Ni a los lestrigones ni a los cíclopes
ni al salvaje Poseidón encontrarás,
si no los llevas dentro de tu alma,
si no los yergue tu alma ante ti.—Constantino Cavafis
Tengo la intuición de estar llegando al final de este camino. No podría explicar las razones: la salud, el hartazgo, los lugares vacíos que han terminado vaciando mi existencia, la falta de respuestas, la avalancha de preguntas … Llevo años jodido con mi salud, aunque a estas alturas me resulta relativamente fácil ignorar mis dolores y las limitaciones que me impone esta maldita autoinmune. La espalda seguramente me jode más, cada mañana tardo varios minutos en ponerme derecho y me ocurre lo mismo cada vez que me bajo de la bicicleta. Encorvado continúo adelante y, por culpa de mis cicatrices, que cuentan algunas de mis peores batallas, me tuve que dejar una pasta en el asiento de mi bicicleta para intentar que mi piel se irrite, se inflame, sangre o supure lo menos posible. La mejor pieza de mi bicicleta es, sin duda, el sillín; mi culo lo ama apasionadamente.

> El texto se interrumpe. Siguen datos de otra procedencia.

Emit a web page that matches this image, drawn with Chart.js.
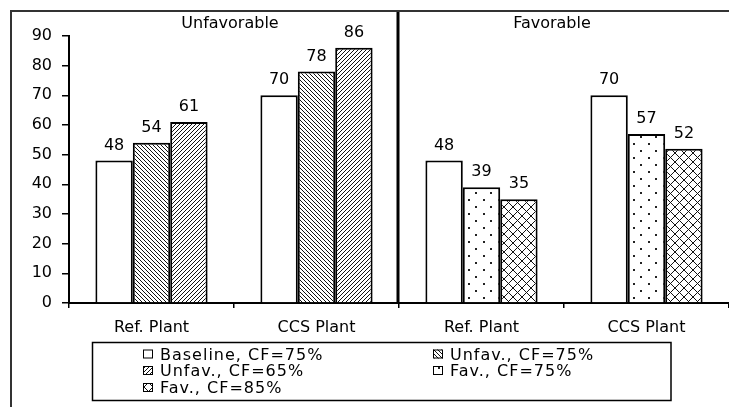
<!DOCTYPE html>
<html lang="en">
<head>
    <meta charset="UTF-8">
    <title>Unfavorable / Favorable</title>
    <script src="https://cdn.jsdelivr.net/npm/chart.js"></script>
    <style>
        html, body { margin: 0; padding: 0; background: #fff; }
    </style>
</head>
<body>
    <canvas id="chart" width="729" height="407"></canvas>

    <script>
        // data
        const categories = ['Ref. Plant', 'CCS Plant', 'Ref. Plant', 'CCS Plant'];
        const baseline75 = [48, 70, 48, 70];
        const unfav75 = [54, 78, null, null];
        const unfav65 = [61, 86, null, null];
        const fav75 = [null, null, 39, 57];
        const fav85 = [null, null, 35, 52];
        const seriesLabels = ['Baseline, CF=75%', 'Unfav., CF=75%', 'Unfav., CF=65%', 'Fav., CF=75%', 'Fav., CF=85%'];
        const sectionTitles = ['Unfavorable', 'Favorable'];
        const yMax = 90;
        const yStep = 10;

        const FONT = '"DejaVu Sans", sans-serif';

        // fill patterns
        function makePattern(kind) {
            const c = document.createElement('canvas');
            const g = c.getContext('2d');
            if (kind === 'back' || kind === 'fwd') {
                c.width = 4; c.height = 4;
                g.fillStyle = '#fff'; g.fillRect(0, 0, 4, 4);
                g.fillStyle = '#111';
                for (let i = 0; i < 4; i++) {
                    g.fillRect(kind === 'back' ? i : 3 - i, i, 1, 1);
                }
            } else if (kind === 'dots') {
                c.width = 15; c.height = 14;
                g.fillStyle = '#fff'; g.fillRect(0, 0, 15, 14);
                g.fillStyle = '#222';
                g.fillRect(3, 3, 2, 2);
                g.fillRect(10, 10, 2, 2);
            } else if (kind === 'cross') {
                c.width = 9; c.height = 9;
                g.fillStyle = '#fff'; g.fillRect(0, 0, 9, 9);
                g.fillStyle = '#111';
                for (let i = 0; i < 9; i++) {
                    g.fillRect(i, i, 1, 1);
                    g.fillRect(8 - i, i, 1, 1);
                }
            }
            return g.createPattern(c, 'repeat');
        }

        const fills = ['#ffffff', makePattern('back'), makePattern('fwd'), makePattern('dots'), makePattern('cross')];
        const seriesData = [baseline75, unfav75, unfav65, fav75, fav85];

        const decor = {
            id: 'decor',
            beforeDraw(chart) {
                const ctx = chart.ctx;
                ctx.save();
                ctx.fillStyle = '#fff';
                ctx.fillRect(0, 0, chart.width, chart.height);
                // outer frame (top and left only visible)
                ctx.strokeStyle = '#333';
                ctx.lineWidth = 2;
                ctx.beginPath();
                ctx.moveTo(11, chart.height);
                ctx.lineTo(11, 11);
                ctx.lineTo(chart.width, 11);
                ctx.stroke();
                ctx.restore();
            },
            afterDatasetsDraw(chart) {
                const ctx = chart.ctx;
                const area = chart.chartArea;
                const x = chart.scales.x;
                ctx.save();

                // value labels
                ctx.fillStyle = '#000';
                ctx.font = '16px ' + FONT;
                ctx.textAlign = 'center';
                ctx.textBaseline = 'alphabetic';
                chart.data.datasets.forEach((ds, i) => {
                    const meta = chart.getDatasetMeta(i);
                    meta.data.forEach((bar, j) => {
                        if (ds.data[j] == null) return;
                        ctx.fillText(String(ds.data[j]), bar.x, bar.y - 11);
                    });
                });

                // separator between the two halves
                const sepX = (x.getPixelForValue(1) + x.getPixelForValue(2)) / 2 - 1;
                ctx.strokeStyle = '#000';
                ctx.lineWidth = 3;
                ctx.beginPath();
                ctx.moveTo(sepX, 12);
                ctx.lineTo(sepX, area.bottom);
                ctx.stroke();

                // section titles
                ctx.font = '16px ' + FONT;
                ctx.fillText(sectionTitles[0], x.getPixelForValue(0.5) - 4, 28);
                ctx.fillText(sectionTitles[1], x.getPixelForValue(2.5) - 12, 28);

                // legend box
                ctx.lineWidth = 1.5;
                ctx.strokeRect(92.5, 342.5, 578.5, 58);
                ctx.textAlign = 'left';
                ctx.letterSpacing = '1px';
                const cols = [143, 433];
                const rows = [359.5, 376, 393];
                chart.data.datasets.forEach((ds, i) => {
                    const cx = cols[i % 2];
                    const by = rows[Math.floor(i / 2)];
                    ctx.fillStyle = ds.backgroundColor;
                    ctx.fillRect(cx, by - 10, 10, 9);
                    ctx.lineWidth = 1;
                    ctx.strokeStyle = '#000';
                    ctx.strokeRect(cx + 0.5, by - 9.5, 9, 8);
                    ctx.fillStyle = '#000';
                    ctx.fillText(ds.label, cx + 17, by);
                });
                ctx.restore();
            }
        };

        const ctx = document.getElementById('chart').getContext('2d');
        new Chart(ctx, {
            type: 'bar',
            data: {
                labels: categories,
                datasets: seriesData.map((d, i) => ({
                    label: seriesLabels[i],
                    data: d,
                    backgroundColor: fills[i],
                    borderColor: '#000',
                    borderWidth: 2,
                    categoryPercentage: 0.68,
                    barPercentage: 1.0
                }))
            },
            options: {
                responsive: false,
                animation: false,
                devicePixelRatio: 1,
                skipNull: true,
                layout: { padding: { top: 36, left: 0, right: 0, bottom: 0 } },
                plugins: {
                    legend: { display: false },
                    tooltip: { enabled: false }
                },
                scales: {
                    x: {
                        offset: true,
                        grid: { offset: true, drawOnChartArea: false, tickLength: 5, color: '#000', lineWidth: 1.5 },
                        border: { color: '#000', width: 2 },
                        ticks: { color: '#000', font: { family: FONT, size: 16 }, padding: 10, maxRotation: 0 },
                        afterFit(scale) { scale.height = 104; }
                    },
                    y: {
                        min: 0,
                        max: yMax,
                        grid: { drawOnChartArea: false, tickLength: 7, color: '#000', lineWidth: 1.5 },
                        border: { color: '#000', width: 2 },
                        ticks: { stepSize: yStep, color: '#000', font: { family: FONT, size: 16 }, padding: 10 },
                        afterFit(scale) { scale.width = 69; }
                    }
                }
            },
            plugins: [decor]
        });
    </script>
</body>
</html>
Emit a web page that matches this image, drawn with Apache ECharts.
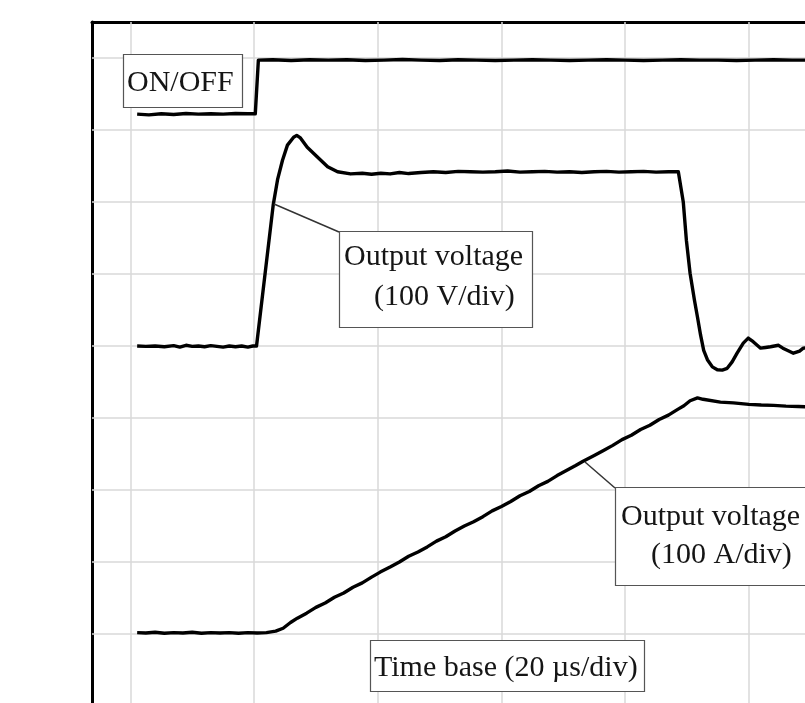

Recorriendo este otoño foto a foto.
Esta semana ya he empezado a notar el olor de las hojas caídas, de la humedad y del frío. Pedaleo muy lento por una carretera, observando campos baldíos a mi derecha y bandos de grajos chillando y casi rozando el suelo con el pecho en sus sobrevuelos. ¡Dios, hace un frío del carajo!
Me detengo para tomar un par de fotografías del horizonte oscuro y amenazante y continúo mi camino sin revisar qué tal han quedado. Pienso en lo que he ganado y en lo que he tenido que sacrificar en este viaje, en cómo el odio ha ocupado un espacio que debía estar lleno de otros sentimientos. Me irrita que estos pensamientos vengan a mí tan a menudo, y trato de evitarlos con mil remedios: hablando, cantando, revisando la mecánica de la rata o tomando fotografías de lo que sea que tenga cerca. Toda esa energía estaba dentro de mí antes de empezar, seguro; sólo hace falta que se den las condiciones para que reviente como los hongos del bosque.
Intento consolarme pensando que la vida de un viajero vocacional se pinta a base de contrastes entre días dulces y amargos, con los colores de la satisfacción, la sorpresa y la tristeza, construyendo una conexión con mi existencia a través de imágenes, con la Verdad y con mi verdad. Hoy estoy teniendo un mal día, la montaña rusa de la vida está dibujando su subeybaja en el asfalto y, cada equis tiempo, asoma la cabeza para dar señales de vida.
Sin embargo, y a pesar de esos momentos, me encantaría pasar toda la vida viajando, eso sí, con la condición de tener otra vida entera para quedarme en casa sin salir nunca. Pero ahora tengo que pensar si quiero hacer algo con mi historia, si la quiero relatar sólo para mí en un libro único y fuera de molde que me permita considerar el capítulo definitivamente terminado. Ya que viajar sólo es glamuroso en retrospectiva, con un café delante, la segunda parte de éste la viviré cuando me siente delante del ordenador, retocando fotografías, maquetando, cuando enseñe resultados provisionales y los discuta y cuando decida cómo fue lo que ocurrió o lo que nunca dejé de imaginar. Cuando todo eso sea un hecho, podré descansar tranquilo. No veo el día.
Viajar es el oficio del marginal con quien comparto horas en el arcén y campamento en medio de la nada, es la misión del outsider que cortó los cabos que le mantenían unido con todo y con todos como necesidad para hacer realidad su plan vital. El marginal debería saber de antemano que, a su regreso a Ítaca, si es que ésta existiera, todo seguirá igual. Por eso, el marginal se repite cien veces o mil, que no espera cambios en el mundo a su regreso, que, si acaso, quien habrá cambiado será él.
Despues, como cada noche, sube la cremallera de su saco de dormir, se acomoda en el suelo duro y viaja con sus sueños por todos los lugares que ha ido recorriendo hasta ahí.